Is LinkedIn Advertising Right For You?

Virtually every professional search involving business will eventually lead to LinkedIn. LinkedIn is the premier B2B network, and probably the most effective way to market to other businesses and business people. LinkedIn has 332 million members globally with 107 million of those members in the United States. LinkedIn members are all about business. This is not a cat videos and cake pictures kind of network.

Advertising on LinkedIn reaches “the most affluent, influential and educated audience on social media”. But LinkedIn ads are not for every situation; they can be tricky for some businesses and valuable to others.

Overlooking LinkedIn

If you have never advertised on LinkedIn, you’re not alone. LinkedIn ads are often overlooked as a valuable ad spend. It might be attributed to the impressions that LinkedIn is not a ‘social’ social network, it’s primarily focused on B2B and it’s got a smaller audience than Facebook. Also, LinkedIn advertising is a very different model compared to other social networks.

LinkedIn offers a number of interesting advantages for people and businesses when the alignment of what LinkedIn represents matches what the advertiser needs. Its targeting features are fantastic for reaching business customers, ads can be pinpointed to qualified traffic, and when you align your offer with the right audience LinkedIn can be the best value for your time and money.

Get Going

To get started, you need a LinkedIn account. Assuming you are reading this, you already have that. But if you want to advertise for a business, you may want to establish a LinkedIn free business account so you can share your data. Here are some FAQs about business accounts for ads.

What Kind of Ad?

LinkedIn offers text ads and sponsored content. You’ll want to test both to see which works better. The good thing is, the cost is about the same.
Text Ads have an image and are shown on the right side of internal pages. They have a headline and a description and they are shown to desktop users only.
Sponsored Updates are shown in the newsfeed directly. They have an intro line, title line, and a description section. These ads display on all devices.

Build your campaign

Name your campaign so you can identify it against other ads you will create. The key is to run concurrent ads to guage the success each one brings. You can set up 15 ads per campaign, so naming your ad something like, “Spring Home Improvement offer men 18-30,” is much better than, “Spring Ad 1”.

Find Your Audience

If you are considering advertising, you already have a basic understanding of who your audience is.
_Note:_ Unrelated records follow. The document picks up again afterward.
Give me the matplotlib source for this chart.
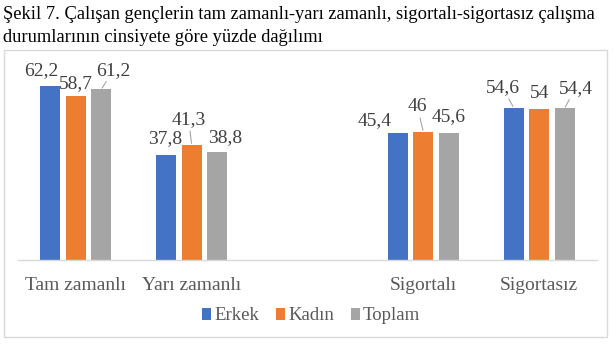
import matplotlib.pyplot as plt
from matplotlib.patches import Rectangle
import numpy as np

plt.rcParams['font.family'] = ['Liberation Serif', 'DejaVu Serif']

title = ('Şekil 7. Çalışan gençlerin tam zamanlı-yarı zamanlı, sigortalı-sigortasız çalışma\n'
         'durumlarının cinsiyete göre yüzde dağılımı')
categories = ['Tam zamanlı', 'Yarı zamanlı', '', 'Sigortalı', 'Sigortasız']
series_names = ['Erkek', 'Kadın', 'Toplam']
erkek = [62.2, 37.8, None, 45.4, 54.6]
kadin = [58.7, 41.3, None, 46, 54]
toplam = [61.2, 38.8, None, 45.6, 54.4]

colors = ['#4472c4', '#ed7d31', '#a5a5a5']

# label offsets (pixels) from the top of each bar, and whether a leader line is drawn
label_offsets = [
    [(-9, 16), (0, 13), (12, 19)],
    [(-1, 16), (-3, 25), (8, 14)],
    [None, None, None],
    [(-23, 13), (-6, 25), (0, 16)],
    [(-11, 20), (0, 16), (11, 20)],
]
leader = [
    [False, False, True],
    [False, True, False],
    [False, False, False],
    [False, True, False],
    [True, False, True],
]


def fmt(v):
    s = f'{v:.1f}'.replace('.', ',')
    return s[:-2] if s.endswith(',0') else s


fig = plt.figure(figsize=(6.13, 3.44), dpi=100)
fig.patch.set_facecolor('white')

# chart frame
fig.add_artist(Rectangle((4 / 613, 7 / 344), 603 / 613, 287 / 344, transform=fig.transFigure,
                         fill=False, edgecolor='#d9d9d9', linewidth=1.0))

fig.text(3 / 613, 1 - 6 / 344, title, ha='left', va='top', fontsize=13.3, color='black',
         linespacing=1.45)

ax = fig.add_axes([18 / 613, 84 / 344, 579 / 613, 195.3 / 344])
x = np.arange(len(categories))
step = 0.22
width = 0.173
for i, (name, vals) in enumerate(zip(series_names, [erkek, kadin, toplam])):
    xs = [xi + (i - 1) * step for xi, v in zip(x, vals) if v is not None]
    hs = [v for v in vals if v is not None]
    ax.bar(xs, hs, width=width, color=colors[i], label=name, zorder=2)

for ci in range(len(categories)):
    for si, vals in enumerate([erkek, kadin, toplam]):
        v = vals[ci]
        if v is None:
            continue
        dx, dy = label_offsets[ci][si]
        props = dict(arrowstyle='-', color='#a6a6a6', lw=0.8, shrinkA=0, shrinkB=1) if leader[ci][si] else None
        ax.annotate(fmt(v), xy=(x[ci] + (si - 1) * step, v), xytext=(dx, dy),
                    textcoords='offset pixels', ha='center', va='center',
                    fontsize=14, color='#404040', arrowprops=props)

ax.set_xlim(-0.5, len(categories) - 0.5)
ax.set_ylim(0, 70)
ax.set_xticks(x)
ax.set_xticklabels(categories, fontsize=14, color='#595959')
ax.tick_params(axis='x', length=0, pad=12)
ax.set_yticks([])
for side in ['top', 'right', 'left']:
    ax.spines[side].set_visible(False)
ax.spines['bottom'].set_color('#d9d9d9')
ax.spines['bottom'].set_linewidth(1.0)

fig.legend(loc='center', bbox_to_anchor=(311 / 613, 1 - 316 / 344), ncol=3, frameon=False,
           fontsize=13.5, handlelength=0.5, handleheight=0.55, handletextpad=0.15,
           columnspacing=0.9, labelcolor='#595959')

fig.savefig('out.png', dpi=100)
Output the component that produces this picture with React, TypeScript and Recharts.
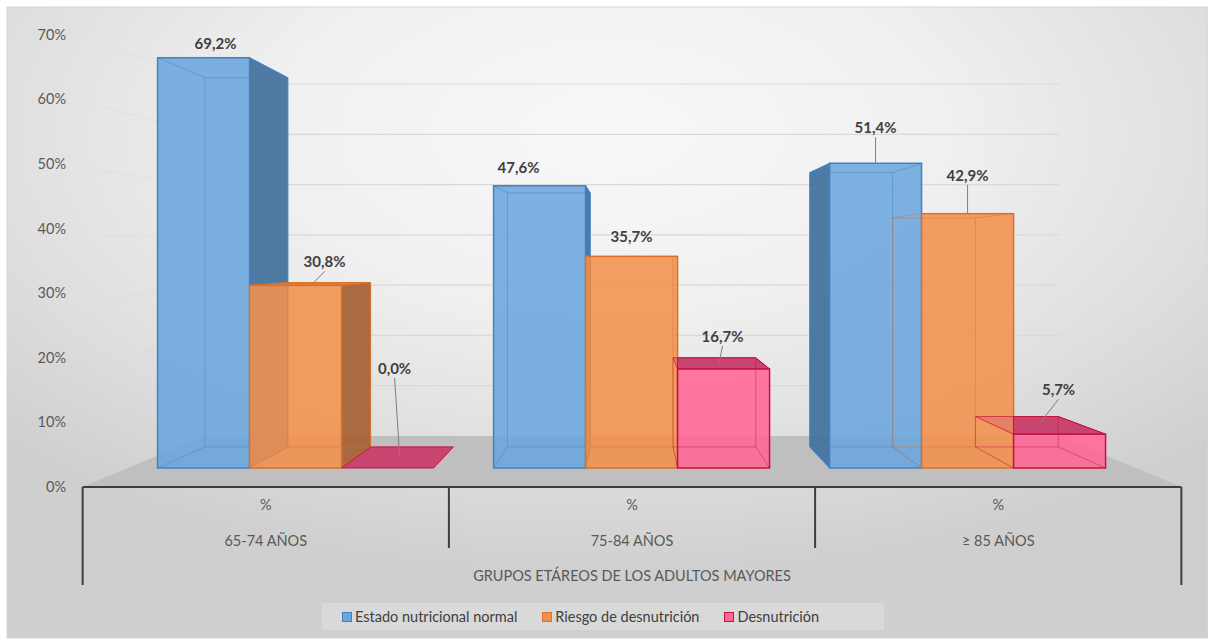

LinkedIn allows you to target your audience with distinct targeting options. As you select the criteria, LinkedIn will show you the audience size you’ll reach. The more specific you get, the fewer people will see your ads, and that’s a good thing. These options include

  • Location
  • Company – company name, industry, company size
  • Job Title – specific job title and function
  • Schools
  • Degree
  • Field of Study
  • Skills (e.g., HTML or Project Management)
  • LinkedIn Groups – up to 100 active groups
  • Gender
  • Age

Name your budget

This part can be confusing for some people just starting out with a campaign. LinkedIn gives you a choice of paying for the number of clicks your ad receives or by impressions. The first option is cost-per-click or CPC.  The second is how many times your ad is shown, whether action is taken or not.

You might want to try click-through pricing when you start. It allows you to test the effectiveness of ads. When you find the combination of location/image/ad copy that produces good results, you can switch to impression based payments.  The difference in pricing is that you pay a fixed amount for impressions, and you bid a price for click throughs. With impression-based pricing, you pay a fixed amount for every 1,000 displays.

LinkedIn’s Social Navigator

LinkedIn Social Navigator might be another option when thinking about engaging on the network.  LinkedIn Social Navigator, according to Mike Derezin, VP Sales Solutions, makes it easy for sales professionals to stay updated about key accounts, focus on the right people, and build trusted relationships. It aligns itself with the key concepts of social selling: establishing a presence on social networks, finding the right people, engaging, and building trust.

LinkedIn’s Sales Navigator is a premium service that costs around $80-$90 per month. What Navigator does for you is focuses your efforts to find the right person. When you are researching a person or a potential, you can filter the list of contacts (or contact’s contacts) using keywords like occupation, company and more. By focusing your search to the key people, you filter out the non-key people.  That can be a valuable use of money to save time, indeed.

 

If LinkedIn talks to your target audience, there are few networks that can match the focus and opportunity of a successful LinkedIn campaign.